About 1,400 sheet metal workers went back to work on Monday after agreeing to a contract that put an end to their 12-day strike.
Boston-based Sheet Metal Workers Local 17 members voted to ratify a new contract with the Sheet Metal Workers and Air Conditioning Contractors’ National Association at a union meeting Sunday afternoon.
Few details of the four-year pact were made available, but Local 17 said it included wage increases and “improved overtime provisions” and that the contractors had increased their offer after union workers went on strike Aug. 1.
“This is a fair contract that will raise standards for our families, for our communities, and for our future,” said Local 17 business manager Bob Butler, in a statement. “We look forward to working productively with SMACNA moving forward to increase opportunities for our members and for SMACNA contractors.”
The contractors’ association and the Building Trades Employers Association did not respond to messages seeking comment Monday afternoon.
The deal comes amid growing concern about high construction costs and labor shortages, after years of booming development in and around Boston, and as middle-class Bostonians — union members included — struggle with the cost of housing.
The union had pushed for higher wages — and double pay for overtime after 10 hours on weekdays and eight on weekends — saying that its members had sacrificed to help keep subcontractors afloat during the slow years that followed the recession of a decade ago.
Now, working on fixed-wage, multiyear contracts, they said, those same subcontractors have been profiting handsomely during the current boom. The double time, and some undisclosed wage increases, were included in the final deal.

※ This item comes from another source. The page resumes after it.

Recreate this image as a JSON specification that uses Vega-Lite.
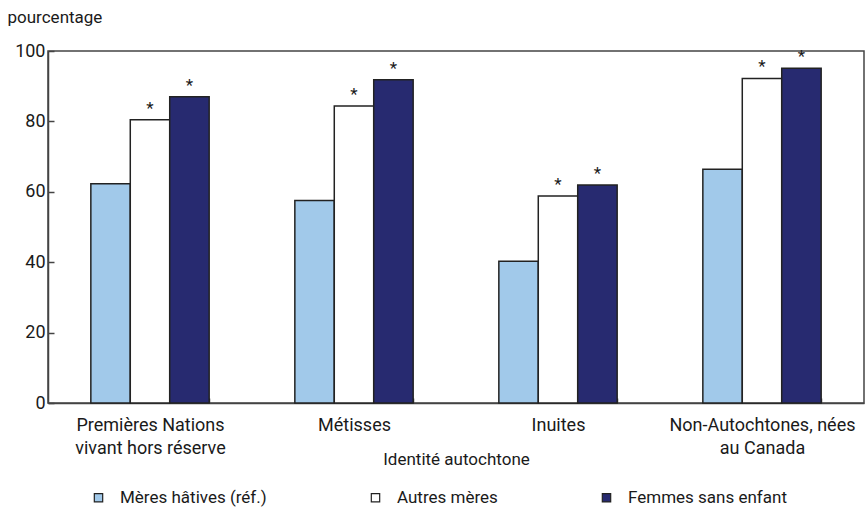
{
  "$schema": "https://vega.github.io/schema/vega-lite/v6.json",
  "width": 816,
  "height": 352,
  "autosize": {"type": "none"},
  "padding": {"left": 48, "top": 51, "right": 2, "bottom": 105},
  "background": "white",
  "config": {
    "font": "Roboto",
    "view": {"stroke": "#444", "strokeWidth": 1.5},
    "axis": {
      "labelFont": "Roboto",
      "titleFont": "Roboto",
      "labelColor": "#1a1a1a",
      "titleColor": "#1a1a1a",
      "labelFontSize": 16,
      "titleFontSize": 16,
      "titleFontWeight": "normal",
      "domainColor": "#444",
      "domainWidth": 1.5,
      "tickColor": "#444",
      "tickWidth": 1.5,
      "grid": false
    },
    "legend": {
      "labelFont": "Roboto",
      "labelFontSize": 17,
      "labelColor": "#1a1a1a",
      "labelLimit": 300
    }
  },
  "data": {
    "values": [
      {"groupe": "Premières Nations vivant hors réserve", "serie": "Mères hâtives (réf.)", "pct": 62.3, "sig": ""},
      {"groupe": "Premières Nations vivant hors réserve", "serie": "Autres mères", "pct": 80.5, "sig": "*"},
      {"groupe": "Premières Nations vivant hors réserve", "serie": "Femmes sans enfant", "pct": 87.0, "sig": "*"},
      {"groupe": "Métisses", "serie": "Mères hâtives (réf.)", "pct": 57.5, "sig": ""},
      {"groupe": "Métisses", "serie": "Autres mères", "pct": 84.4, "sig": "*"},
      {"groupe": "Métisses", "serie": "Femmes sans enfant", "pct": 91.8, "sig": "*"},
      {"groupe": "Inuites", "serie": "Mères hâtives (réf.)", "pct": 40.3, "sig": ""},
      {"groupe": "Inuites", "serie": "Autres mères", "pct": 58.8, "sig": "*"},
      {"groupe": "Inuites", "serie": "Femmes sans enfant", "pct": 61.9, "sig": "*"},
      {"groupe": "Non-Autochtones, nées au Canada", "serie": "Mères hâtives (réf.)", "pct": 66.4, "sig": ""},
      {"groupe": "Non-Autochtones, nées au Canada", "serie": "Autres mères", "pct": 92.2, "sig": "*"},
      {"groupe": "Non-Autochtones, nées au Canada", "serie": "Femmes sans enfant", "pct": 95.1, "sig": "*"}
    ]
  },
  "encoding": {
    "x": {
      "field": "groupe",
      "type": "nominal",
      "sort": ["Premières Nations vivant hors réserve", "Métisses", "Inuites", "Non-Autochtones, nées au Canada"],
      "scale": {"paddingInner": 0.42, "paddingOuter": 0.21},
      "axis": {
        "title": "Identité autochtone",
        "labelAngle": 0,
        "labelFontSize": 18,
        "labelLimit": 300,
        "titleFontSize": 17,
        "tickBand": "extent",
        "tickSize": -5,
        "labelPadding": 18,
        "labelLineHeight": 23,
        "titlePadding": -6,
        "labelExpr": "datum.value == 'Premières Nations vivant hors réserve' ? ['Premières Nations', 'vivant hors réserve'] : datum.value == 'Non-Autochtones, nées au Canada' ? ['Non-Autochtones, nées', 'au Canada'] : datum.value"
      }
    },
    "xOffset": {
      "field": "serie",
      "type": "nominal",
      "sort": ["Mères hâtives (réf.)", "Autres mères", "Femmes sans enfant"],
      "scale": {"paddingInner": 0, "paddingOuter": 0}
    },
    "y": {
      "field": "pct",
      "type": "quantitative",
      "scale": {"domain": [0, 100], "nice": false},
      "axis": {
        "values": [0, 20, 40, 60, 80, 100],
        "tickSize": -6,
        "labelPadding": 9,
        "labelFontSize": 18,
        "title": "pourcentage",
        "titleAngle": 0,
        "titleAlign": "left",
        "titleBaseline": "middle",
        "titleX": -41,
        "titleY": -34,
        "titleFontSize": 17
      }
    }
  },
  "layer": [
    {
      "mark": {"type": "bar", "stroke": "#222", "strokeWidth": 1.5},
      "encoding": {
        "fill": {
          "field": "serie",
          "type": "nominal",
          "sort": ["Mères hâtives (réf.)", "Autres mères", "Femmes sans enfant"],
          "scale": {
            "domain": ["Mères hâtives (réf.)", "Autres mères", "Femmes sans enfant"],
            "range": ["#A1C9EA", "#FFFFFF", "#272A70"]
          },
          "legend": {
            "title": null,
            "orient": "none",
            "direction": "horizontal",
            "columns": 3,
            "legendX": 42,
            "legendY": 438,
            "padding": 0,
            "symbolType": "square",
            "symbolSize": 70,
            "symbolStrokeColor": "#222",
            "symbolStrokeWidth": 1.2,
            "labelOffset": 13,
            "columnPadding": 100
          }
        }
      }
    },
    {
      "mark": {"type": "text", "dy": -11, "fontSize": 17, "color": "#1a1a1a", "baseline": "middle"},
      "encoding": {
        "text": {"field": "sig"}
      }
    }
  ]
}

The contractors group had resisted that push, saying its previous offer to the union represented $97 an hour in wages and benefits, a $10 boost over the existing contract. A richer deal, they said, would make it harder to compete with nonunion contractors and would not be sustainable.
Union members overwhelmingly rejected the initial offer and walked off most job sites on Aug. 1, though labor agreements on some big projects include “no-strike” clauses that kept workers on the job. An extended work stoppage would have slowed building projects across the region, rippling out to other trades that work on buildings after sheet metal workers have installed ductwork, HVAC systems, siding, and gutters.
“With this new agreement, we’ll ensure that more hard-working families can retain and achieve the decent, middle-class life that they work so hard for,” Butler said.